In the late 1990s, a team of academics at the University of Kansas formalized the Strengths-Based Approach, now used widely in social work. Over the last 20 years, human service organizations have moved away from a deficits-based practice, focused on what an individual, family, or community lacks, and towards a practice that accentuates strengths, capacities, and resilience. In our industry, we routinely implement this approach with animals – giving them the benefit of the doubt, reframing problematic behavior as “quirks” that deserve extra resourcing, and combating negative and untrue stereotypes about dog breeds. However, this grace is rarely extended to the people who exist in the animals’ orbits – owners, especially those who surrender – and the communities in which the animals live.

What does a strengths-based approach look like?
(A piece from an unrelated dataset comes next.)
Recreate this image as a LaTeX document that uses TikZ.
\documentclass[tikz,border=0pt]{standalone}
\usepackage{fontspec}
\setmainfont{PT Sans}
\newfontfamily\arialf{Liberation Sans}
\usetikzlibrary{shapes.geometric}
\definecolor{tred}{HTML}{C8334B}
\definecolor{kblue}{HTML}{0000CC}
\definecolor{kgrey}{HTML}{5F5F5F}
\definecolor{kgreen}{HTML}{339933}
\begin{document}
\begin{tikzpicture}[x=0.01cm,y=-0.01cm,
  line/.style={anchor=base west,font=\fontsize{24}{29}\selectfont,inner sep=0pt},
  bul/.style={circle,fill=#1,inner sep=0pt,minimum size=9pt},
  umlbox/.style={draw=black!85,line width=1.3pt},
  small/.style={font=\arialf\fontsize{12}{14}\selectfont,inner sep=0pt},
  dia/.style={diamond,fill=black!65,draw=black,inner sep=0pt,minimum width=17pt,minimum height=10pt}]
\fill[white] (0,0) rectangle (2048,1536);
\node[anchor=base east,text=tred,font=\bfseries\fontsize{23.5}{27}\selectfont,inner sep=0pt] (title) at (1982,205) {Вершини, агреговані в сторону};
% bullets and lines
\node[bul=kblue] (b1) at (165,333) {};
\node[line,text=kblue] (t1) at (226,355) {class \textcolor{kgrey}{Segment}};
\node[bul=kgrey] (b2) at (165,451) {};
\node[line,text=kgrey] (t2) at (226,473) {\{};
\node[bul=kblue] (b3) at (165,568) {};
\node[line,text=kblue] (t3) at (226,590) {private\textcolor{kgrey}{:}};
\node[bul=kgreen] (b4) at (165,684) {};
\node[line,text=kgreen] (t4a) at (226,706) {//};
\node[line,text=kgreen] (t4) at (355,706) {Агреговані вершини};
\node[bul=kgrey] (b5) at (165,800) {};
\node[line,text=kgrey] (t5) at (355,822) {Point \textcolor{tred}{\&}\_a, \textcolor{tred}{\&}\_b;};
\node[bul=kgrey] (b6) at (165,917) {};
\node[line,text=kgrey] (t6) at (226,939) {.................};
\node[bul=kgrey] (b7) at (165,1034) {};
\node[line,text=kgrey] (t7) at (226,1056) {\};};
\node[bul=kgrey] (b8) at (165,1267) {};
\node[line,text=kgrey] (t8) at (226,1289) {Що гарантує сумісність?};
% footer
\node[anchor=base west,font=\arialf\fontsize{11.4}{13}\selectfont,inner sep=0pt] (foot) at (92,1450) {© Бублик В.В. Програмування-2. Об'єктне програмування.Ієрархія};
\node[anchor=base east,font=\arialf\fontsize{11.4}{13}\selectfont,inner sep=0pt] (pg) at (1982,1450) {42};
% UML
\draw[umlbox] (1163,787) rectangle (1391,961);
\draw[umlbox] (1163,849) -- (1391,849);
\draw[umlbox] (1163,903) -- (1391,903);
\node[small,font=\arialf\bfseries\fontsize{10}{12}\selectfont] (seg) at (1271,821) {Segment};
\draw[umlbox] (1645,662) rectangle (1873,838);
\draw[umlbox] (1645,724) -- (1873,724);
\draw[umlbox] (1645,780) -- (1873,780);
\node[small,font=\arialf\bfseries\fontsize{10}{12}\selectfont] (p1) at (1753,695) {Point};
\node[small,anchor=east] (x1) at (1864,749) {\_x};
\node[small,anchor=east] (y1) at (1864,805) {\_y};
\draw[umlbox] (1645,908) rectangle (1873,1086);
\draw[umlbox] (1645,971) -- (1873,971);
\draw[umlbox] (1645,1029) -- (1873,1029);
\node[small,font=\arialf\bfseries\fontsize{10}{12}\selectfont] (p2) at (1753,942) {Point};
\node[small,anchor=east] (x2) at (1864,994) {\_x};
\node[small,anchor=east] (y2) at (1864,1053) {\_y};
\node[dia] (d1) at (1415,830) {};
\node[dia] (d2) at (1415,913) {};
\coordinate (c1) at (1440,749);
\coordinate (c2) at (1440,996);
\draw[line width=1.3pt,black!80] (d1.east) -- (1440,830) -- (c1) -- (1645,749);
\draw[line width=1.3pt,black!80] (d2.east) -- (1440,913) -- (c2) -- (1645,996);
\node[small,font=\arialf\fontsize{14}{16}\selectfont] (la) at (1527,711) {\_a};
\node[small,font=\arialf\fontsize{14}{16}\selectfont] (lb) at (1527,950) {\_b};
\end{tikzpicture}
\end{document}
Allow me to provide a recent example from Gateway Pet Guardians. On security video, a woman was observed driving up to our building after hours, tying a dog to a pole out front, and driving away. On the surface level, this looks like a human callously disposing of an animal. When we looked further, we saw that the same woman returned multiple times to provide food and water until staff were able to arrive. She cared about the welfare of this animal and did what she thought was best: get the dog to a safe place.
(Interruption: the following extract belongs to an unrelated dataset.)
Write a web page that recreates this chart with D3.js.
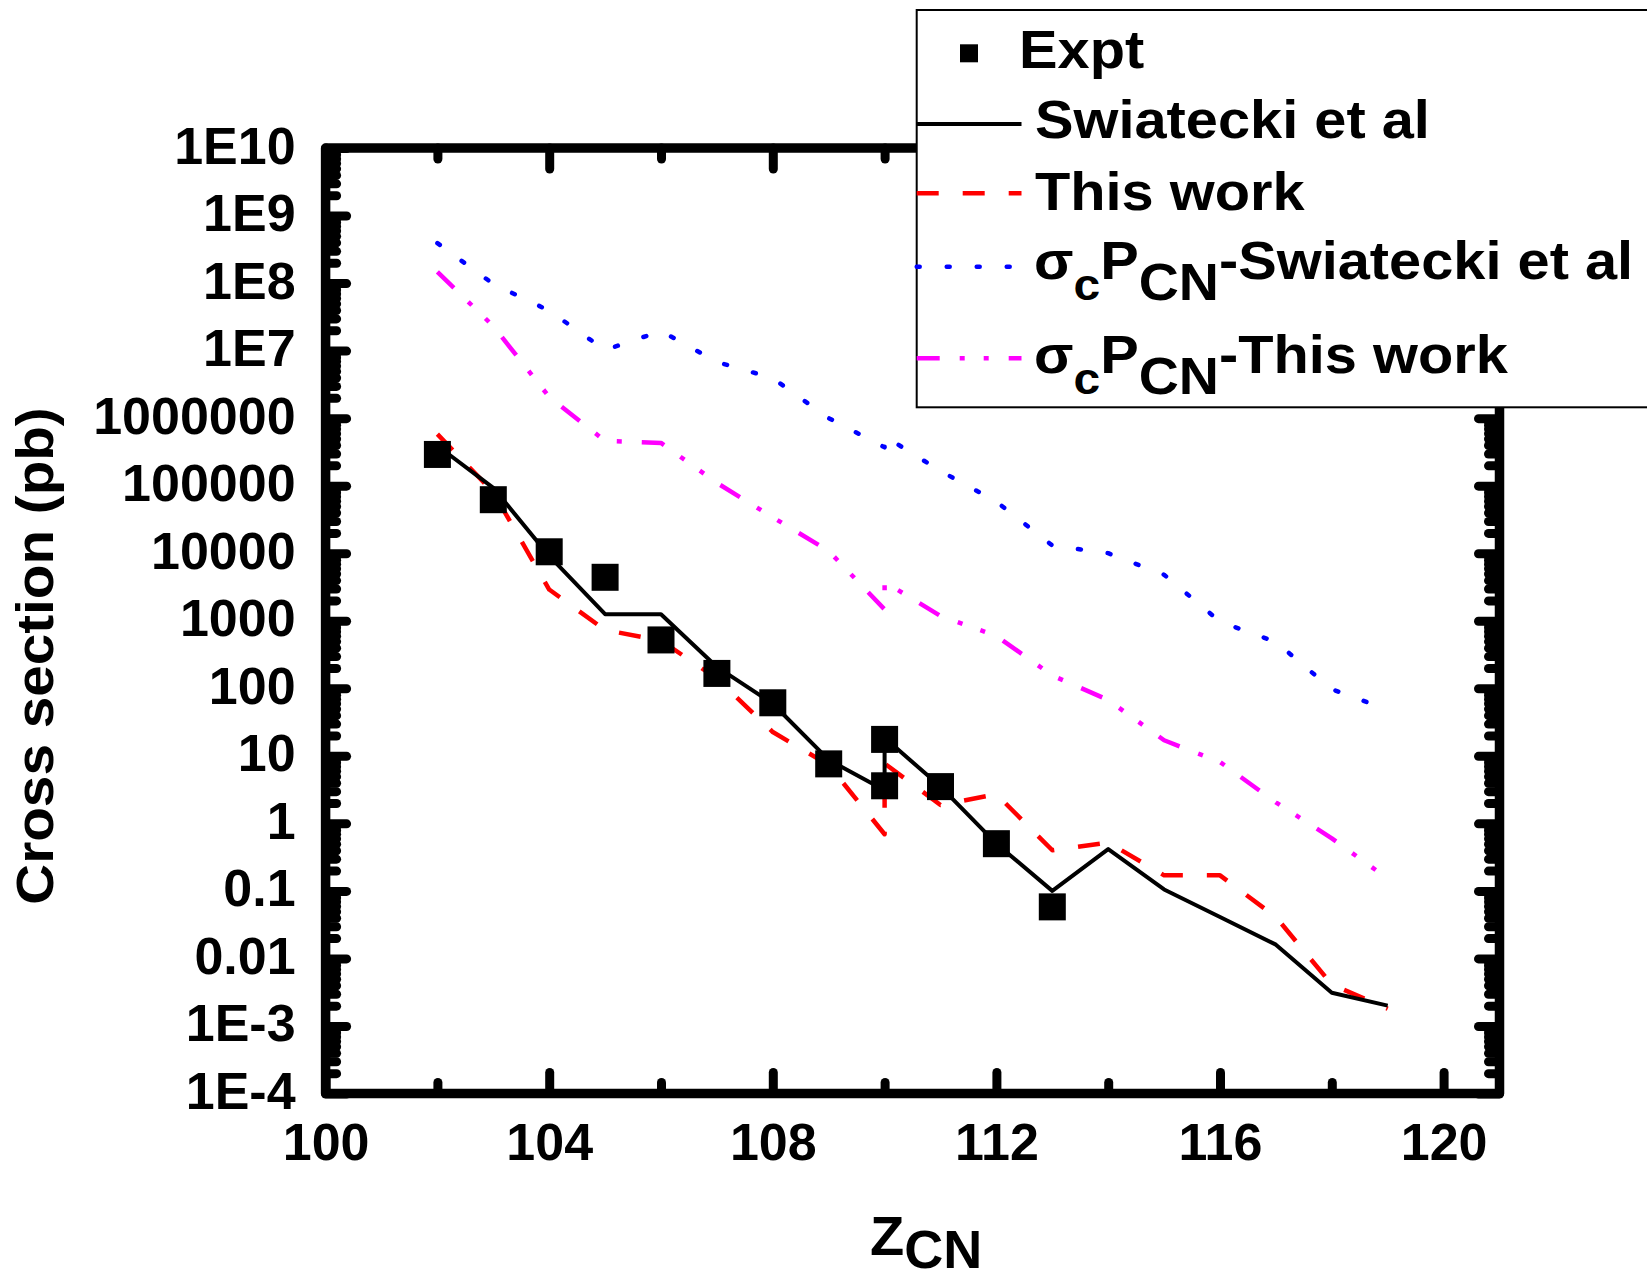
<!DOCTYPE html>
<html>
<head>
<meta charset="utf-8">
<script src="https://cdn.jsdelivr.net/npm/d3@7"></script>
<style>
  body { margin: 0; background: #fff; }
  svg { display: block; font-family: "Liberation Sans", Arial, sans-serif; font-weight: bold; }
</style>
</head>
<body>
<div id="chart"></div>
<script>
// Values (cross section in pb vs Z of compound nucleus)
const zExpt = [102, 103, 104, 105, 106, 107, 108, 109, 110, 110, 111, 112, 113];
const sigExpt = [2.9e5, 6.2e4, 1.05e4, 4.4e3, 520, 166, 61, 7.6, 17.5, 3.6, 3.5, 0.5, 0.058];

// model curves: two entries at Z=110 (two reactions)
const zCalc = [102, 103, 104, 105, 106, 107, 108, 109, 110, 110, 111, 112, 113, 114, 115, 116, 117, 118, 119];
const sigSwiatecki = [3.9e5, 9.3e4, 9.1e3, 1.25e3, 1.25e3, 207, 59, 8.7, 3.1, 18.5, 3.5, 0.5, 0.1, 0.415, 0.105, 0.041, 0.016, 0.0031, 0.002];
const sigThisWork = [5.8e5, 8.0e4, 2.9e3, 730, 510, 139, 22.5, 7.3, 0.69, 7.7, 1.87, 2.7, 0.4, 0.52, 0.17, 0.17, 0.041, 0.0041, 0.0018];
const capSwiatecki = [3.9e8, 9.7e7, 3.9e7, 1.02e7, 1.95e7, 6.8e6, 3.9e6, 1.0e6, 3.7e5, 5.4e5, 1.65e5, 5.8e4, 1.3e4, 1.0e4, 4.8e3, 970, 485, 97, 48];
const capThisWork = [1.47e8, 2.3e7, 2.06e6, 4.6e5, 4.3e5, 1.1e5, 3.4e4, 1.08e4, 1.47e3, 3.75e3, 1.18e3, 595, 155, 67, 17, 8.1, 2.04, 0.6, 0.152];

const xTickValues = [100, 104, 108, 112, 116, 120];
const xMinorValues = [102, 106, 110, 114, 118];
const yTickValues = [1e10, 1e9, 1e8, 1e7, 1e6, 1e5, 1e4, 1e3, 100, 10, 1, 0.1, 0.01, 1e-3, 1e-4];
const yTickLabels = ['1E10', '1E9', '1E8', '1E7', '1000000', '100000', '10000', '1000', '100', '10', '1', '0.1', '0.01', '1E-3', '1E-4'];

const width = 1647, height = 1280;

const svg = d3.select('#chart').append('svg')
  .attr('width', width)
  .attr('height', height);

const x = d3.scaleLinear().domain([100, 121]).range([325.6, 1499.5]);
const y = d3.scaleLog().domain([1e-4, 1e10]).range([1093.5, 148]);

const xLeft = x(100), xRight = x(121), yTop = y(1e10), yBottom = y(1e-4);

// minor ticks on the log axis: 2..9 in every decade
const yMinorValues = [];
for (let e = -4; e < 10; e++) {
  for (let k = 2; k <= 9; k++) yMinorValues.push(k * Math.pow(10, e));
}

function styleTicks(g) {
  g.select('.domain').remove();
  g.selectAll('.tick line')
    .attr('stroke', '#000')
    .attr('stroke-width', 9)
    .attr('stroke-linecap', 'round');
}

const MAJ = 21, MIN = 11;

// bottom axis
svg.append('g').attr('transform', `translate(0,${yBottom})`)
  .call(d3.axisBottom(x).tickValues(xMinorValues).tickSize(-MIN).tickFormat('')).call(styleTicks);
const gBottomMaj = svg.append('g').attr('transform', `translate(0,${yBottom})`);
gBottomMaj.call(d3.axisBottom(x).tickValues(xTickValues).tickSize(-MAJ).tickFormat(d3.format('d'))).call(styleTicks);
gBottomMaj.selectAll('.tick text')
  .attr('y', 66.5).attr('dy', 0)
  .attr('fill', '#000')
  .style('font-size', '52px');

// top axis
svg.append('g').attr('transform', `translate(0,${yTop})`)
  .call(d3.axisTop(x).tickValues(xMinorValues).tickSize(-MIN).tickFormat('')).call(styleTicks);
svg.append('g').attr('transform', `translate(0,${yTop})`)
  .call(d3.axisTop(x).tickValues(xTickValues).tickSize(-MAJ).tickFormat('')).call(styleTicks);

// left axis
svg.append('g').attr('transform', `translate(${xLeft},0)`)
  .call(d3.axisLeft(y).tickValues(yMinorValues).tickSize(-MIN).tickFormat('')).call(styleTicks);
const gLeft = svg.append('g').attr('transform', `translate(${xLeft},0)`);
gLeft.call(d3.axisLeft(y).tickValues(yTickValues).tickSize(-MAJ).tickFormat((d, i) => yTickLabels[i])).call(styleTicks);
gLeft.selectAll('.tick text')
  .attr('x', -30).attr('dy', 15)
  .attr('fill', '#000')
  .attr('text-anchor', 'end')
  .style('font-size', '52px');

// right axis
svg.append('g').attr('transform', `translate(${xRight},0)`)
  .call(d3.axisRight(y).tickValues(yMinorValues).tickSize(-MIN).tickFormat('')).call(styleTicks);
svg.append('g').attr('transform', `translate(${xRight},0)`)
  .call(d3.axisRight(y).tickValues(yTickValues).tickSize(-MAJ).tickFormat('')).call(styleTicks);

// frame
svg.append('rect')
  .attr('x', xLeft).attr('y', yTop)
  .attr('width', xRight - xLeft).attr('height', yBottom - yTop)
  .attr('fill', 'none')
  .attr('stroke', '#000')
  .attr('stroke-width', 9.5)
  .attr('stroke-linejoin', 'round');

// curves
const line = d3.line().x(d => x(d[0])).y(d => y(d[1]));
const series = [
  { vals: capSwiatecki, color: '#0000ff', w: 4.5, dash: '3,27', cap: 'round' },
  { vals: capThisWork, color: '#ff00ff', w: 4.5, dash: '23,20,5,19,5,20', cap: 'butt' },
  { vals: sigThisWork, color: '#ff0000', w: 4.5, dash: '22,24', cap: 'butt' },
  { vals: sigSwiatecki, color: '#000000', w: 4, dash: null, cap: 'butt' }
];
series.forEach(s => {
  svg.append('path')
    .datum(zCalc.map((z, i) => [z, s.vals[i]]))
    .attr('d', line)
    .attr('fill', 'none')
    .attr('stroke', s.color)
    .attr('stroke-width', s.w)
    .attr('stroke-dasharray', s.dash)
    .attr('stroke-linecap', s.cap)
    .attr('stroke-linejoin', 'round');
});

// experimental points
const sq = 27;
svg.append('g')
  .selectAll('rect')
  .data(zExpt.map((z, i) => [z, sigExpt[i]]))
  .join('rect')
  .attr('x', d => x(d[0]) - sq / 2)
  .attr('y', d => y(d[1]) - sq / 2)
  .attr('width', sq)
  .attr('height', sq)
  .attr('fill', '#000');

// axis titles
svg.append('text')
  .attr('transform', 'translate(53,656) rotate(-90) scale(1.09,1)')
  .attr('text-anchor', 'middle')
  .style('font-size', '52px')
  .text('Cross section (pb)');

const xt = svg.append('text')
  .attr('x', 870).attr('y', 1255)
  .style('font-size', '56px');
xt.append('tspan').text('Z');
xt.append('tspan').attr('dy', 13).style('font-size', '54px').text('CN');

// legend
const lg = svg.append('g');
lg.append('rect')
  .attr('x', 916.7).attr('y', 10)
  .attr('width', 760).attr('height', 397.3)
  .attr('fill', '#fff')
  .attr('stroke', '#000')
  .attr('stroke-width', 2);

lg.append('rect')
  .attr('x', 969 - 9).attr('y', 53.3 - 9)
  .attr('width', 18).attr('height', 18)
  .attr('fill', '#000');

const sampleX0 = 916.7, sampleX1 = 1021.5;
const legendLines = [
  { y: 124, s: series[3] },
  { y: 193.3, s: series[2] },
  { y: 266.7, s: series[0] },
  { y: 358.3, s: series[1] }
];
legendLines.forEach(l => {
  lg.append('line')
    .attr('x1', sampleX0).attr('x2', sampleX1)
    .attr('y1', l.y).attr('y2', l.y)
    .attr('stroke', l.s.color)
    .attr('stroke-width', l.s.w)
    .attr('stroke-dasharray', l.s.dash)
    .attr('stroke-linecap', l.s.cap);
});

function legendText(tx, ty, parts) {
  const t = lg.append('text')
    .attr('transform', `translate(${tx},${ty}) scale(1.09,1)`)
    .style('font-size', '53px');
  let shift = 0;
  parts.forEach(p => {
    const sp = t.append('tspan').text(p.t);
    const want = p.sub ? 21 : 0;
    if (want !== shift) { sp.attr('dy', want - shift); shift = want; }
    if (p.size) sp.style('font-size', p.size + 'px');
  });
}
legendText(1019, 68, [{ t: 'Expt' }]);
legendText(1035, 138, [{ t: 'Swiatecki et al' }]);
legendText(1035, 210, [{ t: 'This work' }]);
legendText(1034, 279, [{ t: 'σ' }, { t: 'c', sub: true, size: 44 }, { t: 'P' }, { t: 'CN', sub: true, size: 51 }, { t: '-Swiatecki et al' }]);
legendText(1034, 373, [{ t: 'σ' }, { t: 'c', sub: true, size: 44 }, { t: 'P' }, { t: 'CN', sub: true, size: 51 }, { t: '-This work' }]);
</script>
</body>
</html>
What we say about someone is as important as what we say to them. It is not rare to encounter communications from peer organizations that shame and blame people, including calling owner-surrenders “betrayals,” and describing neighborhoods where animals have been found as “terrors.” Falsehoods and stereotypes about different races/ethnicities are paired with exploitative images of injured or sick animals. Linking an image and words that are otherwise unrelated, known as paired association, is fuel to the fire. Our deficits-based approach to humans is a self-fulfilling prophecy. If we want caregivers and communities to reach out to us when they find an animal in need, why would we foment distrust through repeated negative characterizations?
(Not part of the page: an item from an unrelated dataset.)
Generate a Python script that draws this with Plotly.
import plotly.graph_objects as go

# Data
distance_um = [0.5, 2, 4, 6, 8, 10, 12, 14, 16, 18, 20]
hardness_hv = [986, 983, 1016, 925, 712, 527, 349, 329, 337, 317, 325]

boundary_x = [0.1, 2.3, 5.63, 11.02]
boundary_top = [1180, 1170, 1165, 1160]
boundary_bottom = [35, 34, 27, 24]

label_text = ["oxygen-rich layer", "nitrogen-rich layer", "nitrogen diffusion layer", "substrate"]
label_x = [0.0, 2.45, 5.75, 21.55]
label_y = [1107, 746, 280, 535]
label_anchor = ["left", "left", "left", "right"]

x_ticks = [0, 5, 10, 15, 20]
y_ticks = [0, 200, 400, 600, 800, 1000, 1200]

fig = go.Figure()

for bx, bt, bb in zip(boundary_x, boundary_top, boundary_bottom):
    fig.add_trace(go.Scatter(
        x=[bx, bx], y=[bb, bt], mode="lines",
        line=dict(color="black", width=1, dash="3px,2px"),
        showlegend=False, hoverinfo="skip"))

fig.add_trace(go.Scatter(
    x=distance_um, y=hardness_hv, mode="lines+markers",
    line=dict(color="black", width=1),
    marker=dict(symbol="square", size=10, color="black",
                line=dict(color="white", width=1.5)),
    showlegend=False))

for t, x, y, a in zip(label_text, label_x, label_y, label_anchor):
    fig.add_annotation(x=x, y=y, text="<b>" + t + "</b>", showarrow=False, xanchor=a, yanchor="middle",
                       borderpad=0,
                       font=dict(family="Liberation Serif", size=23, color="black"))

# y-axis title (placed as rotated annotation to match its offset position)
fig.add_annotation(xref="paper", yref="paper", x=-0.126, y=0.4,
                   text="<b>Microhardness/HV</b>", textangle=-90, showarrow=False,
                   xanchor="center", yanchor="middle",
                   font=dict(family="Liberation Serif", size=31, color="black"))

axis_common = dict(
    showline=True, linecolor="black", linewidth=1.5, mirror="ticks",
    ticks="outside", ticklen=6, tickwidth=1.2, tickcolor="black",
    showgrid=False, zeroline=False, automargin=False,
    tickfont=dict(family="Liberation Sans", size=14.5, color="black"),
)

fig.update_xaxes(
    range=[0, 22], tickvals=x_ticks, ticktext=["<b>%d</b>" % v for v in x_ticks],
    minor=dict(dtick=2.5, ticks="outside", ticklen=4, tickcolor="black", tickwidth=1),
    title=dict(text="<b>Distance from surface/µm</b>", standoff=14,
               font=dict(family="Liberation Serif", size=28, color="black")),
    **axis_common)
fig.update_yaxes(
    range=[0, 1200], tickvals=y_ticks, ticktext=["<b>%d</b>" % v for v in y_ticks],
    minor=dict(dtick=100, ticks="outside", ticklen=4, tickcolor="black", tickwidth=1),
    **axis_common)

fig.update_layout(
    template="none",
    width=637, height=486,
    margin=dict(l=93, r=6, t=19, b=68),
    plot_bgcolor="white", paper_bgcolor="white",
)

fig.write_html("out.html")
Seemingly benign descriptions of people and communities can also do harm. Words like under-served or under-resourced have supplanted previously favored terms like poor, or low-income. Still, these words place accountability upon the person experiencing deprivation instead of on the policies and institutions withholding resources. The offensive party is never named and we once again reduce people to an empty plate, instead of recognizing their ability to survive while tethered in an invisible net of systemic oppression. Let me be clear: resilience is a trauma-response, not a celebration. Justice is removing the net, not patronizing those who manage to live through oppression with a pat on the back. Treating people with dignity and recognizing their inherent humanity should be an ethical obligation of any organization, including those in animal welfare.

If our collective goal is that animals are safe, secure, and healthy in a variety of homes and communities, then we need to manifest this mission in our words and images. The added benefit is an expanded network of community allies, volunteers, fosters, and supporters. We do not get to complain that our networks are not large enough when we routinely communicate that people are the enemy. The only possible outcome of continuing a deficits-based practice in animal welfare is to widen the chasm of communication, stigmatize whole communities, and create a world where a measure of one’s ability to care for an animal is the size of their wallet, zip code, or skin color, and not their capacity to give and receive love.